* DATA:
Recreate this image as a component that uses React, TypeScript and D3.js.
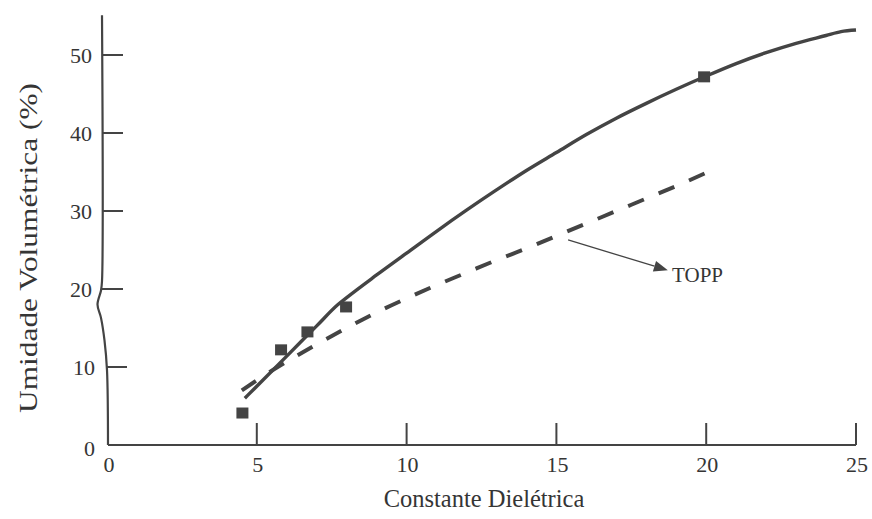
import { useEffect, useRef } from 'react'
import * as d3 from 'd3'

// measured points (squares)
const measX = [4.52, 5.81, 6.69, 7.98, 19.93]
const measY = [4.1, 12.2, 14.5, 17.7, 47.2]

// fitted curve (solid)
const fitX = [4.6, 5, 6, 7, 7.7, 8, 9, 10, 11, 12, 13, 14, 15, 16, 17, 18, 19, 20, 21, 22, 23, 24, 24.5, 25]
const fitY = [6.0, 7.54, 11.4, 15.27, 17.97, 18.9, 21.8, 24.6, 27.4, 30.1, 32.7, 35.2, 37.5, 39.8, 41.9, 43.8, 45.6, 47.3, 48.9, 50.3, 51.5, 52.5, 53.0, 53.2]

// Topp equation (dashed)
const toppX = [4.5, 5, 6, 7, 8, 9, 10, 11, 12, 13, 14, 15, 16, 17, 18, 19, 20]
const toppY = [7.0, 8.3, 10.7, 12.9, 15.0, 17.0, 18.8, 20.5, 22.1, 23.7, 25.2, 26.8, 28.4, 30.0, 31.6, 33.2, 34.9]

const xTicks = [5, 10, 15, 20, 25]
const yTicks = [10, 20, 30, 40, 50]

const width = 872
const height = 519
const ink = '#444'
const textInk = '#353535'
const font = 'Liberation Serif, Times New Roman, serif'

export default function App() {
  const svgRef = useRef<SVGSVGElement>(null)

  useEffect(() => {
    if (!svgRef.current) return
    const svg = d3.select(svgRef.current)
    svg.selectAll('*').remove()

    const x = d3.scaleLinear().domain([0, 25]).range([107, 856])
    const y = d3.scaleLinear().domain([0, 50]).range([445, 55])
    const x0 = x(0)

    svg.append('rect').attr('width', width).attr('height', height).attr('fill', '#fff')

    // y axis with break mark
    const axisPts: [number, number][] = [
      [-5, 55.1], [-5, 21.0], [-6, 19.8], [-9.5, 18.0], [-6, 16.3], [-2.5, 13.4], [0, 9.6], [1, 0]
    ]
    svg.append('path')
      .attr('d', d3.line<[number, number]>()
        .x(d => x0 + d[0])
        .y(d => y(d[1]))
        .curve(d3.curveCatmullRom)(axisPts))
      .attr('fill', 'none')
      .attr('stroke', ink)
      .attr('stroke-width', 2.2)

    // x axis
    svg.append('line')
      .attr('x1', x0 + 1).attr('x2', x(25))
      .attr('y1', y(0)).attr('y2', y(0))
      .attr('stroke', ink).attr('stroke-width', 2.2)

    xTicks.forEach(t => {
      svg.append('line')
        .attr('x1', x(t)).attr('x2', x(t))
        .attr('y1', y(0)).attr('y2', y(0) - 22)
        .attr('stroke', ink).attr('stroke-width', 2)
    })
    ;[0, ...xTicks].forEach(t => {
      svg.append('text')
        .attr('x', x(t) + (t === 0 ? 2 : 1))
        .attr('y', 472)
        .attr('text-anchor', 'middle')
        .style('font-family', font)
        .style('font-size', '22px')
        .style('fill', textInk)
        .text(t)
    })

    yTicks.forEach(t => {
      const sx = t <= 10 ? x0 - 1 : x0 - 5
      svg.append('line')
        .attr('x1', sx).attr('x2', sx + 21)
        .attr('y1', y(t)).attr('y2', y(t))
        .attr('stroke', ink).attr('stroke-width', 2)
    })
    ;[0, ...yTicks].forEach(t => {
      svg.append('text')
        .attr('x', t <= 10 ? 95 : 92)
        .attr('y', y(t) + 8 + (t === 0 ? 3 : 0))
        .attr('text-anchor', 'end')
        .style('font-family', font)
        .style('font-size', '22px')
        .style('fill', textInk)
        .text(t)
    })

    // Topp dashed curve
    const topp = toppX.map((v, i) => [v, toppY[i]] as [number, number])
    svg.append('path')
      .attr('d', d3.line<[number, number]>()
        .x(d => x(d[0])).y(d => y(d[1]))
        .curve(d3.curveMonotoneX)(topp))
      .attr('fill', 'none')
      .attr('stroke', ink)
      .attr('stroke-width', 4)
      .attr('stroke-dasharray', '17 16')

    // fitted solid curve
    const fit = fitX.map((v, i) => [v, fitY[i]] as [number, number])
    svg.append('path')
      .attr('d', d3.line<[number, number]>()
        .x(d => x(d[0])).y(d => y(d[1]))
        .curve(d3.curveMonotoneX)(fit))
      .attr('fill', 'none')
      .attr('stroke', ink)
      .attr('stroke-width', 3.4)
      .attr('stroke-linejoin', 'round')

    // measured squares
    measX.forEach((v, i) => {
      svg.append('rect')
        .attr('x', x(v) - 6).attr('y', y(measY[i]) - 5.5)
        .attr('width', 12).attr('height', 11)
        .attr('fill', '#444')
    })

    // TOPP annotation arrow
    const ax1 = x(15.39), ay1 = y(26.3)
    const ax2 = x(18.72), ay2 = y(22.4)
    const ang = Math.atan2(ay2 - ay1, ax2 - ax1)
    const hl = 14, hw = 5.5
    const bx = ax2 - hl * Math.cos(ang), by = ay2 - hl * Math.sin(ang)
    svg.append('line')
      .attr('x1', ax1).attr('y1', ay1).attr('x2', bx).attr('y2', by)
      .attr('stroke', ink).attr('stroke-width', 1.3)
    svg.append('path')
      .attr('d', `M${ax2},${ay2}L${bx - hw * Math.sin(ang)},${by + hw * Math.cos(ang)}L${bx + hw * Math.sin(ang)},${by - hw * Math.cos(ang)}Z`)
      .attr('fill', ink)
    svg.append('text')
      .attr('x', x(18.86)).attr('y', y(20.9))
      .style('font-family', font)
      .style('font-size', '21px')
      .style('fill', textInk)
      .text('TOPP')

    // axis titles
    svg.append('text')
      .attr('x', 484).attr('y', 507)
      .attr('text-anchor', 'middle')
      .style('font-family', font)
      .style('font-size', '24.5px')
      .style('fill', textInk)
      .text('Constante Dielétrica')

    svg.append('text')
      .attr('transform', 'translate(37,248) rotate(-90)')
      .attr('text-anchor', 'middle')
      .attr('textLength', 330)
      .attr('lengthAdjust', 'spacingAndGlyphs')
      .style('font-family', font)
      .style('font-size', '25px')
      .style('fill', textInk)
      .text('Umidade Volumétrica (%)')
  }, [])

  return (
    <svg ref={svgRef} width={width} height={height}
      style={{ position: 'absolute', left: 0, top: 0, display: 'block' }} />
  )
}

* DIRECTION:
Give every line back word for word and leave the pictures out.

* ANSWER TO THIS TASK:
Recreate this image as a component that uses React, TypeScript and D3.js.
import { useEffect, useRef } from 'react'
import * as d3 from 'd3'

// measured points (squares)
const measX = [4.52, 5.81, 6.69, 7.98, 19.93]
const measY = [4.1, 12.2, 14.5, 17.7, 47.2]

// fitted curve (solid)
const fitX = [4.6, 5, 6, 7, 7.7, 8, 9, 10, 11, 12, 13, 14, 15, 16, 17, 18, 19, 20, 21, 22, 23, 24, 24.5, 25]
const fitY = [6.0, 7.54, 11.4, 15.27, 17.97, 18.9, 21.8, 24.6, 27.4, 30.1, 32.7, 35.2, 37.5, 39.8, 41.9, 43.8, 45.6, 47.3, 48.9, 50.3, 51.5, 52.5, 53.0, 53.2]

// Topp equation (dashed)
const toppX = [4.5, 5, 6, 7, 8, 9, 10, 11, 12, 13, 14, 15, 16, 17, 18, 19, 20]
const toppY = [7.0, 8.3, 10.7, 12.9, 15.0, 17.0, 18.8, 20.5, 22.1, 23.7, 25.2, 26.8, 28.4, 30.0, 31.6, 33.2, 34.9]

const xTicks = [5, 10, 15, 20, 25]
const yTicks = [10, 20, 30, 40, 50]

const width = 872
const height = 519
const ink = '#444'
const textInk = '#353535'
const font = 'Liberation Serif, Times New Roman, serif'

export default function App() {
  const svgRef = useRef<SVGSVGElement>(null)

  useEffect(() => {
    if (!svgRef.current) return
    const svg = d3.select(svgRef.current)
    svg.selectAll('*').remove()

    const x = d3.scaleLinear().domain([0, 25]).range([107, 856])
    const y = d3.scaleLinear().domain([0, 50]).range([445, 55])
    const x0 = x(0)

    svg.append('rect').attr('width', width).attr('height', height).attr('fill', '#fff')

    // y axis with break mark
    const axisPts: [number, number][] = [
      [-5, 55.1], [-5, 21.0], [-6, 19.8], [-9.5, 18.0], [-6, 16.3], [-2.5, 13.4], [0, 9.6], [1, 0]
    ]
    svg.append('path')
      .attr('d', d3.line<[number, number]>()
        .x(d => x0 + d[0])
        .y(d => y(d[1]))
        .curve(d3.curveCatmullRom)(axisPts))
      .attr('fill', 'none')
      .attr('stroke', ink)
      .attr('stroke-width', 2.2)

    // x axis
    svg.append('line')
      .attr('x1', x0 + 1).attr('x2', x(25))
      .attr('y1', y(0)).attr('y2', y(0))
      .attr('stroke', ink).attr('stroke-width', 2.2)

    xTicks.forEach(t => {
      svg.append('line')
        .attr('x1', x(t)).attr('x2', x(t))
        .attr('y1', y(0)).attr('y2', y(0) - 22)
        .attr('stroke', ink).attr('stroke-width', 2)
    })
    ;[0, ...xTicks].forEach(t => {
      svg.append('text')
        .attr('x', x(t) + (t === 0 ? 2 : 1))
        .attr('y', 472)
        .attr('text-anchor', 'middle')
        .style('font-family', font)
        .style('font-size', '22px')
        .style('fill', textInk)
        .text(t)
    })

    yTicks.forEach(t => {
      const sx = t <= 10 ? x0 - 1 : x0 - 5
      svg.append('line')
        .attr('x1', sx).attr('x2', sx + 21)
        .attr('y1', y(t)).attr('y2', y(t))
        .attr('stroke', ink).attr('stroke-width', 2)
    })
    ;[0, ...yTicks].forEach(t => {
      svg.append('text')
        .attr('x', t <= 10 ? 95 : 92)
        .attr('y', y(t) + 8 + (t === 0 ? 3 : 0))
        .attr('text-anchor', 'end')
        .style('font-family', font)
        .style('font-size', '22px')
        .style('fill', textInk)
        .text(t)
    })

    // Topp dashed curve
    const topp = toppX.map((v, i) => [v, toppY[i]] as [number, number])
    svg.append('path')
      .attr('d', d3.line<[number, number]>()
        .x(d => x(d[0])).y(d => y(d[1]))
        .curve(d3.curveMonotoneX)(topp))
      .attr('fill', 'none')
      .attr('stroke', ink)
      .attr('stroke-width', 4)
      .attr('stroke-dasharray', '17 16')

    // fitted solid curve
    const fit = fitX.map((v, i) => [v, fitY[i]] as [number, number])
    svg.append('path')
      .attr('d', d3.line<[number, number]>()
        .x(d => x(d[0])).y(d => y(d[1]))
        .curve(d3.curveMonotoneX)(fit))
      .attr('fill', 'none')
      .attr('stroke', ink)
      .attr('stroke-width', 3.4)
      .attr('stroke-linejoin', 'round')

    // measured squares
    measX.forEach((v, i) => {
      svg.append('rect')
        .attr('x', x(v) - 6).attr('y', y(measY[i]) - 5.5)
        .attr('width', 12).attr('height', 11)
        .attr('fill', '#444')
    })

    // TOPP annotation arrow
    const ax1 = x(15.39), ay1 = y(26.3)
    const ax2 = x(18.72), ay2 = y(22.4)
    const ang = Math.atan2(ay2 - ay1, ax2 - ax1)
    const hl = 14, hw = 5.5
    const bx = ax2 - hl * Math.cos(ang), by = ay2 - hl * Math.sin(ang)
    svg.append('line')
      .attr('x1', ax1).attr('y1', ay1).attr('x2', bx).attr('y2', by)
      .attr('stroke', ink).attr('stroke-width', 1.3)
    svg.append('path')
      .attr('d', `M${ax2},${ay2}L${bx - hw * Math.sin(ang)},${by + hw * Math.cos(ang)}L${bx + hw * Math.sin(ang)},${by - hw * Math.cos(ang)}Z`)
      .attr('fill', ink)
    svg.append('text')
      .attr('x', x(18.86)).attr('y', y(20.9))
      .style('font-family', font)
      .style('font-size', '21px')
      .style('fill', textInk)
      .text('TOPP')

    // axis titles
    svg.append('text')
      .attr('x', 484).attr('y', 507)
      .attr('text-anchor', 'middle')
      .style('font-family', font)
      .style('font-size', '24.5px')
      .style('fill', textInk)
      .text('Constante Dielétrica')

    svg.append('text')
      .attr('transform', 'translate(37,248) rotate(-90)')
      .attr('text-anchor', 'middle')
      .attr('textLength', 330)
      .attr('lengthAdjust', 'spacingAndGlyphs')
      .style('font-family', font)
      .style('font-size', '25px')
      .style('fill', textInk)
      .text('Umidade Volumétrica (%)')
  }, [])

  return (
    <svg ref={svgRef} width={width} height={height}
      style={{ position: 'absolute', left: 0, top: 0, display: 'block' }} />
  )
}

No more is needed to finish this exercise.